“In these circumstances, the Federal Reserve will employ all available tools to promote economic recovery and to preserve price stability. The Committee will maintain the target range for the federal funds rate at 0 to 1/4 percent and anticipates that economic conditions are likely to warrant exceptionally low levels of the federal funds rate for an extended period. To provide greater support to mortgage lending and housing markets, the Committee decided today to increase the size of the Federal Reserve’s balance sheet further by purchasing up to an additional $750 billion of agency mortgage-backed securities, bringing its total purchases of these securities to up to $1.25 trillion this year, and to increase its purchases of agency debt this year by up to $100 billion to a total of up to $200 billion. Moreover, to help improve conditions in private credit markets, the Committee decided to purchase up to $300 billion of longer-term Treasury securities over the next six months. The Federal Reserve has launched the Term Asset-Backed Securities Loan Facility to facilitate the extension of credit to households and small businesses and anticipates that the range of eligible collateral for this facility is likely to be expanded to include other financial assets.”
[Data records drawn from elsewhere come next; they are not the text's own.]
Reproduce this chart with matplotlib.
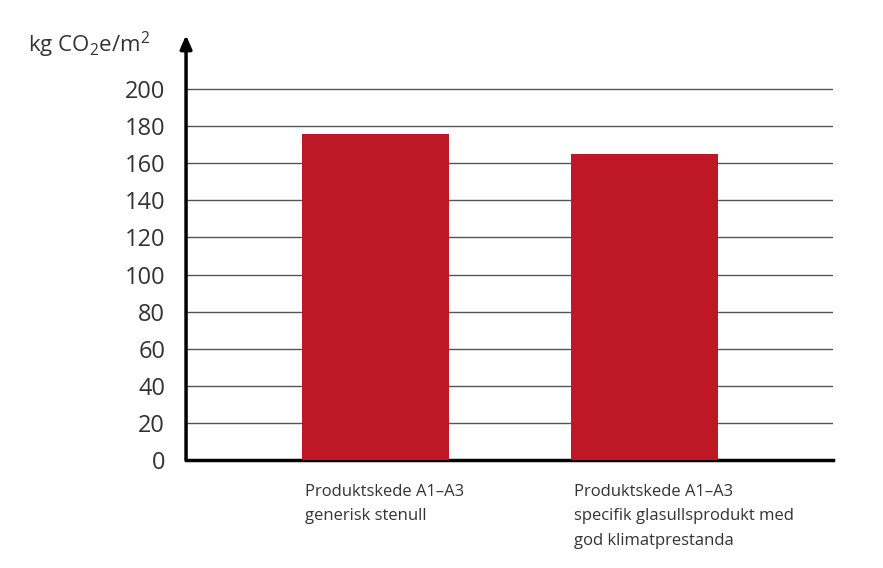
import numpy as np
import matplotlib
matplotlib.use("Agg")
import matplotlib.pyplot as plt

plt.rcParams["font.family"] = ["Open Sans", "DejaVu Sans"]
plt.rcParams["mathtext.default"] = "regular"

# Klimatpåverkan per m2
categories = [
    "Produktskede A1\u2013A3\ngenerisk stenull",
    "Produktskede A1\u2013A3\nspecifik glasullsprodukt med\ngod klimatprestanda",
]
values = [176, 165]
yticks = list(range(0, 201, 20))

bar_color = "#BE1826"
text_color = "#333333"

fig = plt.figure(figsize=(8.83, 5.68), dpi=100)
ax = fig.add_axes([0.2107, 0.190, 0.7327, 0.748])

x = np.arange(len(values))
width = 0.546
ax.bar(x, values, width=width, color=bar_color, zorder=3)

ax.set_xlim(-0.704, 1.70)
ax.set_ylim(0, 229)

# horisontella stödlinjer
for t in yticks[1:]:
    ax.axhline(t, color="#555555", lw=1, zorder=1)

ax.set_yticks(yticks)
ax.set_yticklabels([str(t) for t in yticks], fontsize=17, color=text_color)
ax.tick_params(axis="y", length=0, pad=15)
ax.set_xticks([])

for s in ["top", "right", "left"]:
    ax.spines[s].set_visible(False)
ax.spines["bottom"].set_linewidth(2.5)
ax.spines["bottom"].set_color("black")

# y-axel med pil
ax.annotate("", xy=(0, 1.0), xytext=(0, 0), xycoords="axes fraction",
            arrowprops=dict(arrowstyle="-|>,head_length=0.8,head_width=0.35",
                            color="black", lw=2.5, shrinkA=0, shrinkB=0))

# kategorietiketter under staplarna
for xi, lab in zip(x, categories):
    ax.text(xi - width / 2 + 0.01, -13, lab, ha="left", va="top",
            fontsize=12, color=text_color, linespacing=1.68)

fig.text(28 / 883, 1 - 45 / 568, "kg CO$_2$e/m$^2$", ha="left", va="center",
         fontsize=16, color=text_color)

fig.savefig("out.png", dpi=100, facecolor="white")
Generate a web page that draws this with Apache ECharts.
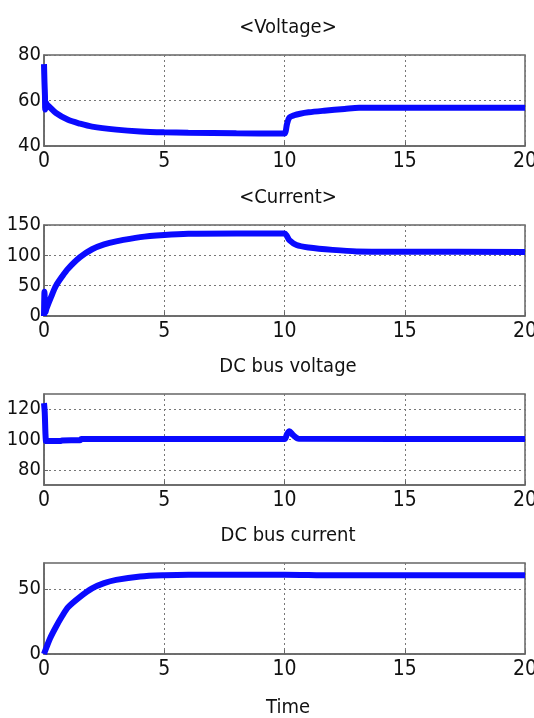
<!DOCTYPE html>
<html>
<head>
<meta charset="utf-8">
<script src="https://cdn.jsdelivr.net/npm/echarts@6/dist/echarts.min.js"></script>
<style>
html,body{margin:0;padding:0;background:#fff;}
#c{width:534px;height:718px;}
</style>
</head>
<body>
<div id="c"></div>
<script>
// ---- data ----
var panelTitles = ['<Voltage>', '<Current>', 'DC bus voltage', 'DC bus current'];
var xLabel = 'Time';
var xTicks = [0, 5, 10, 15, 20];

var voltageT = [0, 0.02, 0.04, 0.05, 0.07, 0.1, 0.2, 0.5, 1, 1.5, 2, 3, 4, 5, 6, 8, 10, 10.05, 10.1, 10.2, 10.4, 10.65, 11, 11.65, 12.5, 13.1, 15, 20];
var voltageV = [76, 68, 62, 56, 59.5, 58.5, 57.5, 54.5, 51.5, 49.8, 48.5, 47.2, 46.4, 46, 45.8, 45.6, 45.5, 46.5, 49.5, 52.5, 53.5, 54.2, 54.8, 55.5, 56.3, 56.8, 56.8, 56.8];
var voltageTicks = [40, 60, 80];

var currentT = [0, 0.02, 0.04, 0.06, 0.1, 0.3, 0.5, 0.75, 1, 1.5, 2, 2.5, 3, 4, 5, 6, 8, 10, 10.1, 10.2, 10.5, 11, 12, 13, 15, 20];
var currentV = [0, 40, 10, 6, 12, 32, 50, 65, 78, 97, 110, 118, 123, 130, 133.5, 135.5, 136, 136, 132, 125, 117, 113, 109, 106.5, 106, 105.5];
var currentTicks = [0, 50, 100, 150];

var busVT = [0, 0.03, 0.06, 0.08, 0.1, 0.7, 0.75, 1.5, 1.55, 10, 10.1, 10.2, 10.35, 10.6, 20];
var busVV = [124, 118, 104, 99, 98.8, 99, 99.4, 99.5, 100.3, 100.3, 103.5, 105.5, 103, 100.5, 100.3];
var busVTicks = [80, 100, 120];

var busIT = [0, 0.1, 0.25, 0.5, 0.75, 1, 1.5, 2, 2.5, 3, 4, 5, 6, 10, 12, 20];
var busIV = [0, 5, 12, 21, 29, 36, 44, 50.5, 54.5, 57, 59.6, 60.6, 61, 61, 60.5, 60.5];
var busITicks = [0, 50];

// ---- chart ----
function pairs(t, v) { return t.map(function (x, i) { return [x, v[i]]; }); }

var FONT = "'Liberation Sans Narrow', 'DejaVu Sans Condensed', 'Liberation Sans', sans-serif";
var tops = [55, 225, 394, 563];
var H = 91;
var yCfg = [
  { min: 40, max: 80, ticks: voltageTicks },
  { min: 0, max: 150, ticks: currentTicks },
  { min: 70, max: 130, ticks: busVTicks },
  { min: 0, max: 70, ticks: busITicks }
];
var datas = [pairs(voltageT, voltageV), pairs(currentT, currentV), pairs(busVT, busVV), pairs(busIT, busIV)];

var grids = [], xAxes = [], yAxes = [], series = [], titles = [];
for (var i = 0; i < 4; i++) {
  grids.push({ left: 44, right: 9, top: tops[i], height: H, show: true, borderColor: '#666', borderWidth: 1.5,
    backgroundColor: '#fff', containLabel: false, outerBoundsMode: 'none' });
  titles.push({
    text: panelTitles[i], left: 283, top: tops[i] - 42, textAlign: 'center',
    textStyle: { fontFamily: FONT, fontSize: 20, fontWeight: 'normal', color: '#111' }
  });
  xAxes.push({
    type: 'value', gridIndex: i, min: 0, max: 20, interval: 5,
    axisLine: { show: true, lineStyle: { color: '#666', width: 1.5 } },
    axisTick: { show: true, inside: true, length: 4, lineStyle: { color: '#666' } },
    axisLabel: { fontFamily: FONT, fontSize: 21, color: '#111', margin: 5, showMaxLabel: true, showMinLabel: true,
      formatter: function (v) { return xTicks.indexOf(v) >= 0 ? String(v) : ''; } },
    splitLine: { show: true, lineStyle: { color: '#777', type: [2, 3], width: 1 } }
  });
  yAxes.push({
    type: 'value', gridIndex: i, min: yCfg[i].min, max: yCfg[i].max,
    axisLine: { show: true, lineStyle: { color: '#666', width: 1.5 } },
    axisTick: { show: true, inside: true, length: 4, lineStyle: { color: '#666' }, customValues: yCfg[i].ticks },
    axisLabel: { fontFamily: FONT, fontSize: 20, color: '#111', margin: 3, customValues: yCfg[i].ticks },
    splitLine: { show: true, lineStyle: { color: '#777', type: [2, 3], width: 1 } }
  });
  series.push({
    type: 'line', xAxisIndex: i, yAxisIndex: i, data: datas[i], showSymbol: false, smooth: 0.3,
    lineStyle: { color: '#0a0aff', width: 6 }, clip: true, animation: false
  });
}
titles.push({
  text: xLabel, left: 283, top: 693, textAlign: 'center',
  textStyle: { fontFamily: FONT, fontSize: 20, fontWeight: 'normal', color: '#111' }
});

var chart = echarts.init(document.getElementById('c'), null, { renderer: 'canvas' });
chart.setOption({
  animation: false,
  backgroundColor: '#fff',
  title: titles,
  grid: grids,
  xAxis: xAxes,
  yAxis: yAxes,
  series: series
});
</script>
</body>
</html>
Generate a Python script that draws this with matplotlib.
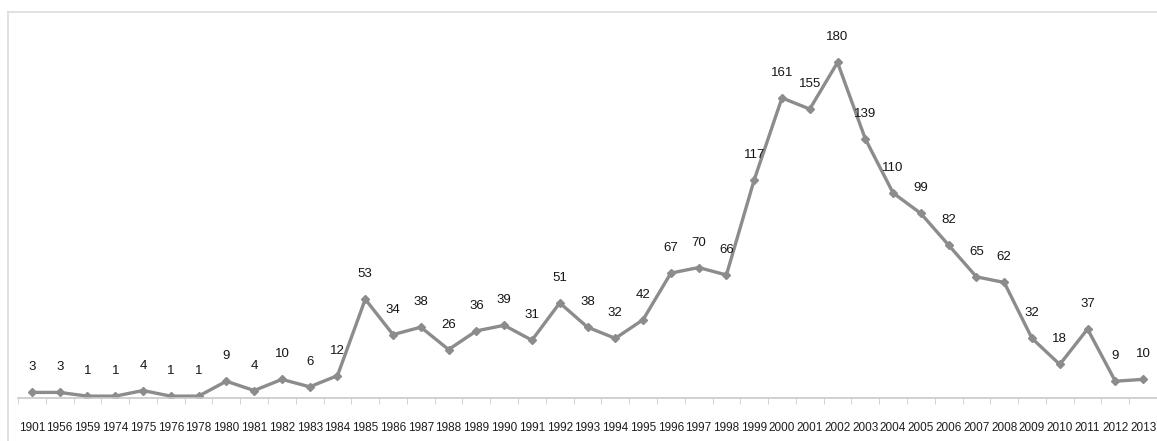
import matplotlib
matplotlib.use("Agg")
import matplotlib.pyplot as plt
from matplotlib.lines import Line2D
import numpy as np

years = ["1901", "1956", "1959", "1974", "1975", "1976", "1978", "1980", "1981", "1982",
         "1983", "1984", "1985", "1986", "1987", "1988", "1989", "1990", "1991", "1992",
         "1993", "1994", "1995", "1996", "1997", "1998", "1999", "2000", "2001", "2002",
         "2003", "2004", "2005", "2006", "2007", "2008", "2009", "2010", "2011", "2012", "2013"]
counts = [3, 3, 1, 1, 4, 1, 1, 9, 4, 10, 6, 12, 53, 34, 38, 26, 36, 39, 31, 51,
          38, 32, 42, 67, 70, 66, 117, 161, 155, 180, 139, 110, 99, 82, 65, 62, 32, 18, 37, 9, 10]

fam = ["Liberation Sans Narrow", "DejaVu Sans Condensed", "Liberation Sans", "DejaVu Sans"]

W, H = 1157, 441
fig = plt.figure(figsize=(W / 100, H / 100), dpi=100)
fig.patch.set_facecolor("white")

zero_px = 398.0
top_px = 20.0
ymax = (zero_px - top_px) / 1.864
ax = fig.add_axes([18 / W, 1 - zero_px / H, (W - 18) / W, (zero_px - top_px) / H])
x = np.arange(len(years))
ax.plot(x, counts, color="#8c8c8c", lw=2.4, marker="D", ms=4, mfc="#8c8c8c", mec="#8c8c8c")
ax.set_xlim(-0.5, len(years) - 0.5)
ax.set_ylim(0, ymax)

for xi, v in zip(x, counts):
    ax.annotate(str(v), (xi, v), xytext=(0, 18), textcoords="offset points",
                ha="center", va="center", fontsize=9.5, color="#151515", family=fam)

ax.set_xticks(x)
ax.set_xticklabels(years, family=fam, fontsize=8.5, color="#1e1e1e")
ax.set_xticks(np.arange(-0.5, len(years)), minor=True)
ax.tick_params(axis="x", which="major", length=0, pad=17)
ax.tick_params(axis="x", which="minor", length=4, color="#cccccc", direction="out")
ax.set_yticks([])
for s in ["top", "right", "left"]:
    ax.spines[s].set_visible(False)
ax.spines["bottom"].set_color("#c8c8c8")
ax.spines["bottom"].set_linewidth(1.2)

# outer chart frame
fig.add_artist(Line2D([8 / W, 8 / W], [0, 1 - 12 / H], color="#dcdcdc", lw=1.2))
fig.add_artist(Line2D([8 / W, 1], [1 - 12 / H, 1 - 12 / H], color="#dcdcdc", lw=1.2))

fig.savefig("out.png", dpi=100)
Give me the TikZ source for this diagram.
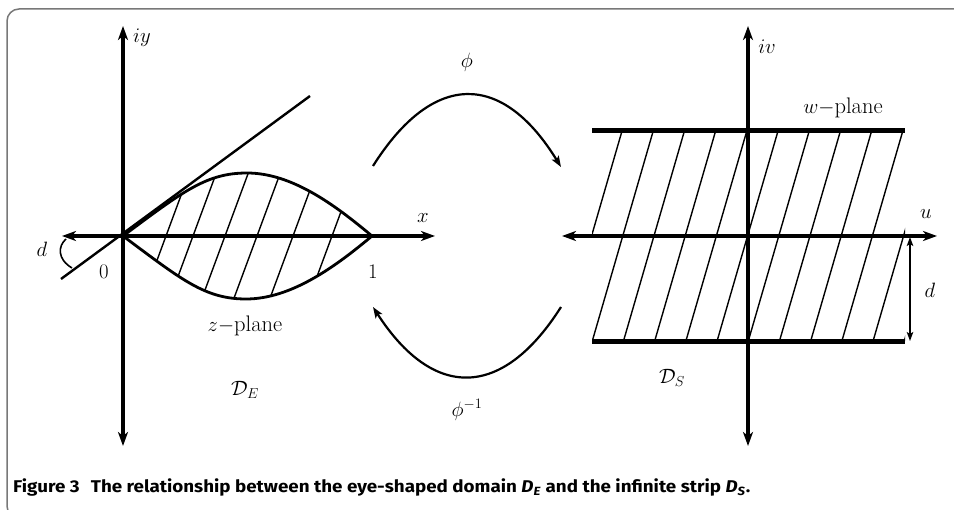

- Statement from the Federal Reserve board
2 comments:
When the Fed starts to buy Treasury debt it monetizes debt and risks the long term destruction of the currency. Recent purchases by the FED of Treasury debt are short term expedient and long term ruinous.
I fear for the long term health of the great American experiment.
What how quickly renewables get dropped from the federal recovery plan when the cut backs start coming. There is one justification for monetizing debt. That is that so much money has been destroyed during the last two years, that what have a shortage of liquidity. We have at present a consumer's strike. This has in turn lead to a vicious downward cycle in the economy. The Fed is caught between bad choices. Inflation with production is a whole lot preferable to deflation with depression.